### WHAT IS ASKED
Skip the pictures. Repeat everything else in the records word for word.

### INPUT MATERIAL
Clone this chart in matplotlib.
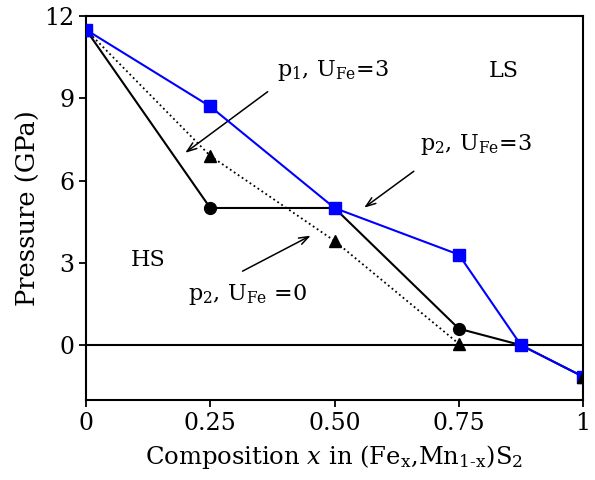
import matplotlib
matplotlib.use('Agg')
import matplotlib.pyplot as plt

# Data
x = [0, 0.25, 0.5, 0.75, 0.875, 1.0]
p_black = [11.5, 5.0, 5.0, 0.6, 0.0, -1.15]
p_blue = [11.5, 8.7, 5.0, 3.3, 0.0, -1.15]
x_tri = [0, 0.25, 0.5, 0.75]
p_tri = [11.5, 6.9, 3.8, 0.05]
x_end = [1.0]
p_end = [-1.15]

xticks = [0, 0.25, 0.5, 0.75, 1.0]
xticklabels = ['0', '0.25', '0.50', '0.75', '1']
yticks = [0, 3, 6, 9, 12]

plt.rcParams['font.family'] = ['DejaVu Serif']
plt.rcParams['mathtext.fontset'] = 'dejavuserif'

fig = plt.figure(figsize=(5.95, 4.8), dpi=100)
ax = fig.add_axes([0.1445, 0.1667, 0.8355, 0.8])

# zero line
ax.axhline(0, color='black', lw=1.5, zorder=1)

ax.plot(x_tri, p_tri, color='black', ls=':', lw=1.3, marker='^', ms=8.5, zorder=2)
ax.plot(x, p_black, color='black', lw=1.5, marker='o', ms=8.5, markevery=[0, 1, 3], zorder=3)
ax.plot(x, p_blue, color='#0000ff', lw=1.5, marker='s', ms=8.5, zorder=4)
ax.plot(x_end, p_end, color='black', marker='^', ms=8.5, ls='none', zorder=5)

# annotations
arrow = dict(arrowstyle='->,head_length=0.7,head_width=0.25', color='black', lw=1.1)
ax.annotate('', xy=(0.195, 6.95), xytext=(0.37, 9.3), arrowprops=arrow)
ax.annotate('', xy=(0.555, 4.95), xytext=(0.664, 6.4), arrowprops=arrow)
ax.annotate('', xy=(0.457, 4.04), xytext=(0.31, 2.65), arrowprops=arrow)

ax.text(0.385, 10.0, r'p$_1$, U$_{\rm Fe}$=3', fontsize=16, va='center')
ax.text(0.672, 7.3, r'p$_2$, U$_{\rm Fe}$=3', fontsize=16, va='center')
ax.text(0.205, 1.85, r'p$_2$, U$_{\rm Fe}$ =0', fontsize=16, va='center')
ax.text(0.09, 3.1, 'HS', fontsize=16, va='center')
ax.text(0.81, 10.0, 'LS', fontsize=16, va='center')

ax.set_xlim(0, 1)
ax.set_ylim(-2, 12)
ax.set_xticks(xticks)
ax.set_xticklabels(xticklabels)
ax.set_yticks(yticks)
ax.tick_params(labelsize=17, direction='out', length=5, width=1.3)
for s in ax.spines.values():
    s.set_linewidth(1.5)

ax.set_xlabel(r'Composition $x$ in (Fe$_{\rm x}$,Mn$_{\rm 1\text{-}x}$)S$_2$',
              fontsize=17.5, labelpad=6)
ax.set_ylabel('Pressure (GPa)', fontsize=18.5, labelpad=2)

fig.savefig('out.png', dpi=100)
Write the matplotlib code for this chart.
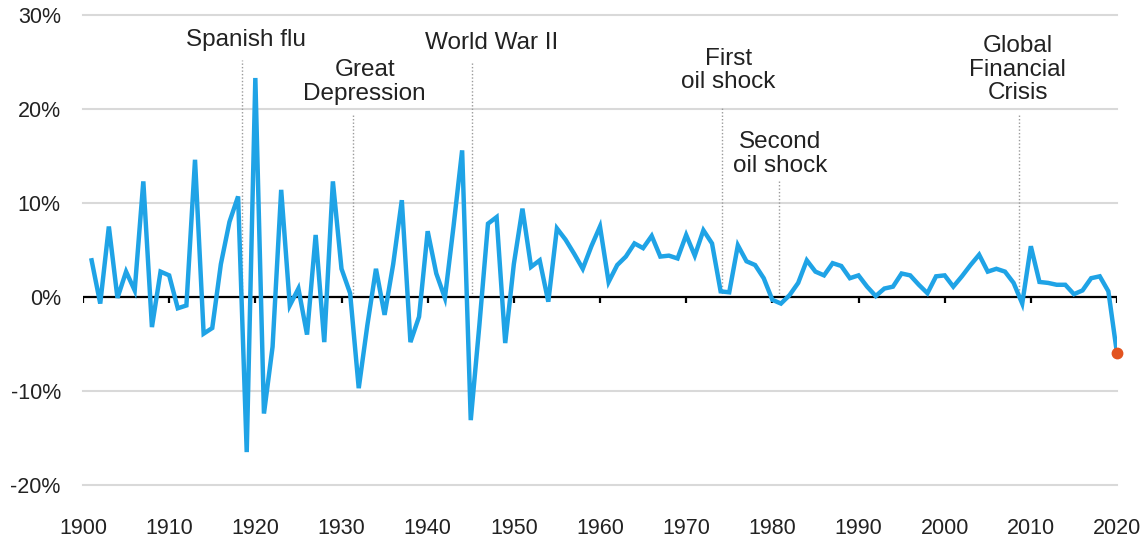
import matplotlib
matplotlib.use("Agg")
import matplotlib.pyplot as plt

plt.rcParams['font.family'] = ['Liberation Sans', 'DejaVu Sans']

# annual growth, %
years = list(range(1901, 2021))
growth = [
    3.9, -0.7, 7.5, -0.1, 2.7, 0.7, 12.3, -3.2, 2.7, 2.3,        # 1901-1910
    -1.2, -0.9, 14.6, -3.9, -3.3, 3.5, 8.0, 10.7, -16.5, 23.3,   # 1911-1920
    -12.4, -5.3, 11.4, -0.9, 0.9, -4.0, 6.6, -4.8, 12.3, 3.0,    # 1921-1930
    0.4, -9.7, -3.0, 3.0, -1.9, 3.5, 10.3, -4.8, -2.1, 7.0,      # 1931-1940
    2.5, -0.1, 7.5, 15.6, -13.1, -3.0, 7.8, 8.5, -4.9, 3.5,      # 1941-1950
    9.4, 3.2, 3.9, -0.5, 7.3, 6.1, 4.6, 3.0, 5.4, 7.5,           # 1951-1960
    1.6, 3.4, 4.3, 5.7, 5.2, 6.5, 4.3, 4.4, 4.1, 6.6,            # 1961-1970
    4.4, 7.1, 5.7, 0.6, 0.5, 5.5, 3.8, 3.4, 2.0, -0.3,           # 1971-1980
    -0.7, 0.2, 1.5, 3.9, 2.7, 2.3, 3.6, 3.3, 2.0, 2.3,           # 1981-1990
    1.1, 0.1, 0.9, 1.1, 2.5, 2.3, 1.3, 0.4, 2.2, 2.3,            # 1991-2000
    1.1, 2.2, 3.4, 4.5, 2.7, 3.0, 2.7, 1.5, -0.7, 5.4,           # 2001-2010
    1.6, 1.5, 1.3, 1.3, 0.3, 0.7, 2.0, 2.2, 0.6, -6.0,           # 2011-2020
]

x_ticks = list(range(1900, 2021, 10))
y_ticks = [-20, -10, 0, 10, 20, 30]
y_tick_labels = ["-20%", "-10%", "0%", "10%", "20%", "30%"]

events = ["Spanish flu", "Great\nDepression", "World War II",
          "First\noil shock", "Second\noil shock", "Global\nFinancial\nCrisis"]
event_years = [1918.5, 1931.3, 1945.1, 1974.2, 1980.8, 2008.6]

# label placement (x centre, y centre, top of dotted line)
label_x = [1918.9, 1932.7, 1947.4, 1974.9, 1980.9, 2008.5]
label_y = [27.3, 22.9, 27.0, 24.1, 15.2, 24.2]
line_top = [25.2, 19.4, 25.0, 20.2, 12.4, 19.4]

blue = "#1FA3E6"
text_col = "#222222"

fig = plt.figure(figsize=(11.46, 5.44), dpi=100)
ax = fig.add_axes([83 / 1146, 59 / 544, 1034 / 1146, 470 / 544])

ax.set_xlim(1900, 2020)
ax.set_ylim(-20, 30)

for v in y_ticks:
    if v != 0:
        ax.axhline(v, color="#d9d9d9", lw=1.5, zorder=0, clip_on=False)

# dotted event markers
for ex, top in zip(event_years, line_top):
    ax.vlines(ex, 0, top, colors="#9a9a9a", linestyles=(0, (1, 1.5)), lw=1.0, zorder=1)

for name, lx, ly in zip(events, label_x, label_y):
    ax.text(lx, ly, name, ha="center", va="center", fontsize=17.5,
            color=text_col, linespacing=1.1)

# zero axis with decade ticks
ax.axhline(0, color="black", lw=1.6, zorder=2)
ax.vlines(x_ticks, -0.6, 0, colors="black", lw=1.6, zorder=2)

ax.plot(years, growth, color=blue, lw=3.2, zorder=3, solid_joinstyle="miter")
ax.plot(years[-1], growth[-1], "o", color="#E2531F", ms=7.5, zorder=4, clip_on=False)

for s in ax.spines.values():
    s.set_visible(False)

ax.set_xticks(x_ticks)
ax.set_xticklabels([str(t) for t in x_ticks])
ax.set_yticks(y_ticks)
ax.set_yticklabels(y_tick_labels)
ax.tick_params(axis="x", length=0, pad=24, labelsize=15.5, labelcolor=text_col)
ax.tick_params(axis="y", length=0, pad=16, labelsize=15.5, labelcolor=text_col)

fig.savefig("out.png", dpi=100)
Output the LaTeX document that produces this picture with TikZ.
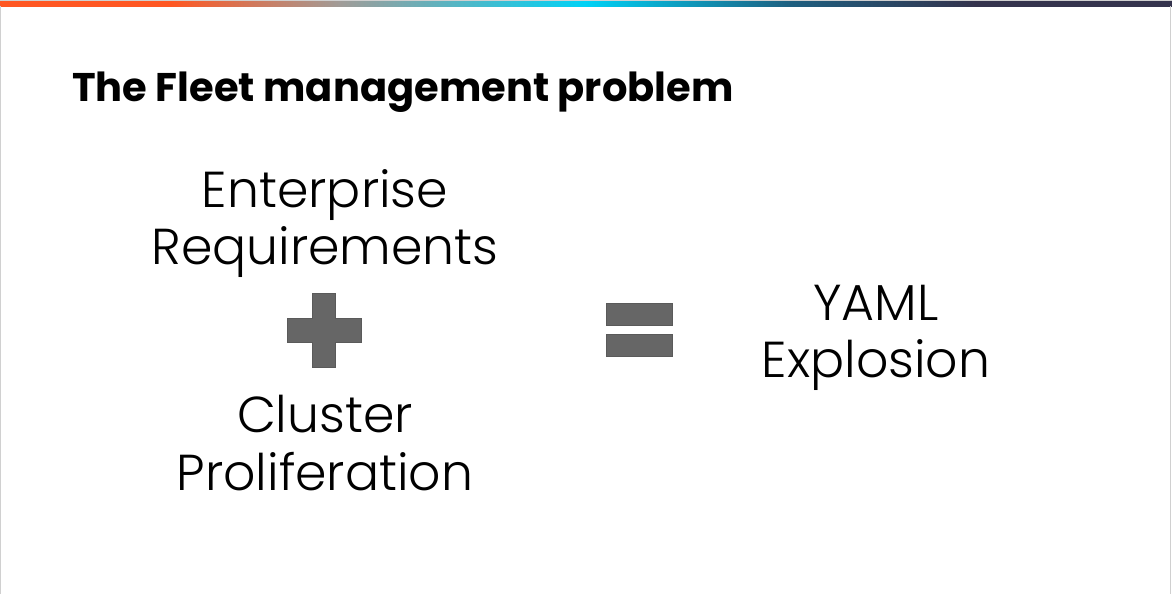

### THE REPLY
Clone this chart in matplotlib.
import matplotlib
matplotlib.use('Agg')
import matplotlib.pyplot as plt

# Data
x = [0, 0.25, 0.5, 0.75, 0.875, 1.0]
p_black = [11.5, 5.0, 5.0, 0.6, 0.0, -1.15]
p_blue = [11.5, 8.7, 5.0, 3.3, 0.0, -1.15]
x_tri = [0, 0.25, 0.5, 0.75]
p_tri = [11.5, 6.9, 3.8, 0.05]
x_end = [1.0]
p_end = [-1.15]

xticks = [0, 0.25, 0.5, 0.75, 1.0]
xticklabels = ['0', '0.25', '0.50', '0.75', '1']
yticks = [0, 3, 6, 9, 12]

plt.rcParams['font.family'] = ['DejaVu Serif']
plt.rcParams['mathtext.fontset'] = 'dejavuserif'

fig = plt.figure(figsize=(5.95, 4.8), dpi=100)
ax = fig.add_axes([0.1445, 0.1667, 0.8355, 0.8])

# zero line
ax.axhline(0, color='black', lw=1.5, zorder=1)

ax.plot(x_tri, p_tri, color='black', ls=':', lw=1.3, marker='^', ms=8.5, zorder=2)
ax.plot(x, p_black, color='black', lw=1.5, marker='o', ms=8.5, markevery=[0, 1, 3], zorder=3)
ax.plot(x, p_blue, color='#0000ff', lw=1.5, marker='s', ms=8.5, zorder=4)
ax.plot(x_end, p_end, color='black', marker='^', ms=8.5, ls='none', zorder=5)

# annotations
arrow = dict(arrowstyle='->,head_length=0.7,head_width=0.25', color='black', lw=1.1)
ax.annotate('', xy=(0.195, 6.95), xytext=(0.37, 9.3), arrowprops=arrow)
ax.annotate('', xy=(0.555, 4.95), xytext=(0.664, 6.4), arrowprops=arrow)
ax.annotate('', xy=(0.457, 4.04), xytext=(0.31, 2.65), arrowprops=arrow)

ax.text(0.385, 10.0, r'p$_1$, U$_{\rm Fe}$=3', fontsize=16, va='center')
ax.text(0.672, 7.3, r'p$_2$, U$_{\rm Fe}$=3', fontsize=16, va='center')
ax.text(0.205, 1.85, r'p$_2$, U$_{\rm Fe}$ =0', fontsize=16, va='center')
ax.text(0.09, 3.1, 'HS', fontsize=16, va='center')
ax.text(0.81, 10.0, 'LS', fontsize=16, va='center')

ax.set_xlim(0, 1)
ax.set_ylim(-2, 12)
ax.set_xticks(xticks)
ax.set_xticklabels(xticklabels)
ax.set_yticks(yticks)
ax.tick_params(labelsize=17, direction='out', length=5, width=1.3)
for s in ax.spines.values():
    s.set_linewidth(1.5)

ax.set_xlabel(r'Composition $x$ in (Fe$_{\rm x}$,Mn$_{\rm 1\text{-}x}$)S$_2$',
              fontsize=17.5, labelpad=6)
ax.set_ylabel('Pressure (GPa)', fontsize=18.5, labelpad=2)

fig.savefig('out.png', dpi=100)
Write the matplotlib code for this chart.
import matplotlib
matplotlib.use("Agg")
import matplotlib.pyplot as plt

plt.rcParams['font.family'] = ['Liberation Sans', 'DejaVu Sans']

# annual growth, %
years = list(range(1901, 2021))
growth = [
    3.9, -0.7, 7.5, -0.1, 2.7, 0.7, 12.3, -3.2, 2.7, 2.3,        # 1901-1910
    -1.2, -0.9, 14.6, -3.9, -3.3, 3.5, 8.0, 10.7, -16.5, 23.3,   # 1911-1920
    -12.4, -5.3, 11.4, -0.9, 0.9, -4.0, 6.6, -4.8, 12.3, 3.0,    # 1921-1930
    0.4, -9.7, -3.0, 3.0, -1.9, 3.5, 10.3, -4.8, -2.1, 7.0,      # 1931-1940
    2.5, -0.1, 7.5, 15.6, -13.1, -3.0, 7.8, 8.5, -4.9, 3.5,      # 1941-1950
    9.4, 3.2, 3.9, -0.5, 7.3, 6.1, 4.6, 3.0, 5.4, 7.5,           # 1951-1960
    1.6, 3.4, 4.3, 5.7, 5.2, 6.5, 4.3, 4.4, 4.1, 6.6,            # 1961-1970
    4.4, 7.1, 5.7, 0.6, 0.5, 5.5, 3.8, 3.4, 2.0, -0.3,           # 1971-1980
    -0.7, 0.2, 1.5, 3.9, 2.7, 2.3, 3.6, 3.3, 2.0, 2.3,           # 1981-1990
    1.1, 0.1, 0.9, 1.1, 2.5, 2.3, 1.3, 0.4, 2.2, 2.3,            # 1991-2000
    1.1, 2.2, 3.4, 4.5, 2.7, 3.0, 2.7, 1.5, -0.7, 5.4,           # 2001-2010
    1.6, 1.5, 1.3, 1.3, 0.3, 0.7, 2.0, 2.2, 0.6, -6.0,           # 2011-2020
]

x_ticks = list(range(1900, 2021, 10))
y_ticks = [-20, -10, 0, 10, 20, 30]
y_tick_labels = ["-20%", "-10%", "0%", "10%", "20%", "30%"]

events = ["Spanish flu", "Great\nDepression", "World War II",
          "First\noil shock", "Second\noil shock", "Global\nFinancial\nCrisis"]
event_years = [1918.5, 1931.3, 1945.1, 1974.2, 1980.8, 2008.6]

# label placement (x centre, y centre, top of dotted line)
label_x = [1918.9, 1932.7, 1947.4, 1974.9, 1980.9, 2008.5]
label_y = [27.3, 22.9, 27.0, 24.1, 15.2, 24.2]
line_top = [25.2, 19.4, 25.0, 20.2, 12.4, 19.4]

blue = "#1FA3E6"
text_col = "#222222"

fig = plt.figure(figsize=(11.46, 5.44), dpi=100)
ax = fig.add_axes([83 / 1146, 59 / 544, 1034 / 1146, 470 / 544])

ax.set_xlim(1900, 2020)
ax.set_ylim(-20, 30)

for v in y_ticks:
    if v != 0:
        ax.axhline(v, color="#d9d9d9", lw=1.5, zorder=0, clip_on=False)

# dotted event markers
for ex, top in zip(event_years, line_top):
    ax.vlines(ex, 0, top, colors="#9a9a9a", linestyles=(0, (1, 1.5)), lw=1.0, zorder=1)

for name, lx, ly in zip(events, label_x, label_y):
    ax.text(lx, ly, name, ha="center", va="center", fontsize=17.5,
            color=text_col, linespacing=1.1)

# zero axis with decade ticks
ax.axhline(0, color="black", lw=1.6, zorder=2)
ax.vlines(x_ticks, -0.6, 0, colors="black", lw=1.6, zorder=2)

ax.plot(years, growth, color=blue, lw=3.2, zorder=3, solid_joinstyle="miter")
ax.plot(years[-1], growth[-1], "o", color="#E2531F", ms=7.5, zorder=4, clip_on=False)

for s in ax.spines.values():
    s.set_visible(False)

ax.set_xticks(x_ticks)
ax.set_xticklabels([str(t) for t in x_ticks])
ax.set_yticks(y_ticks)
ax.set_yticklabels(y_tick_labels)
ax.tick_params(axis="x", length=0, pad=24, labelsize=15.5, labelcolor=text_col)
ax.tick_params(axis="y", length=0, pad=16, labelsize=15.5, labelcolor=text_col)

fig.savefig("out.png", dpi=100)
Output the LaTeX document that produces this picture with TikZ.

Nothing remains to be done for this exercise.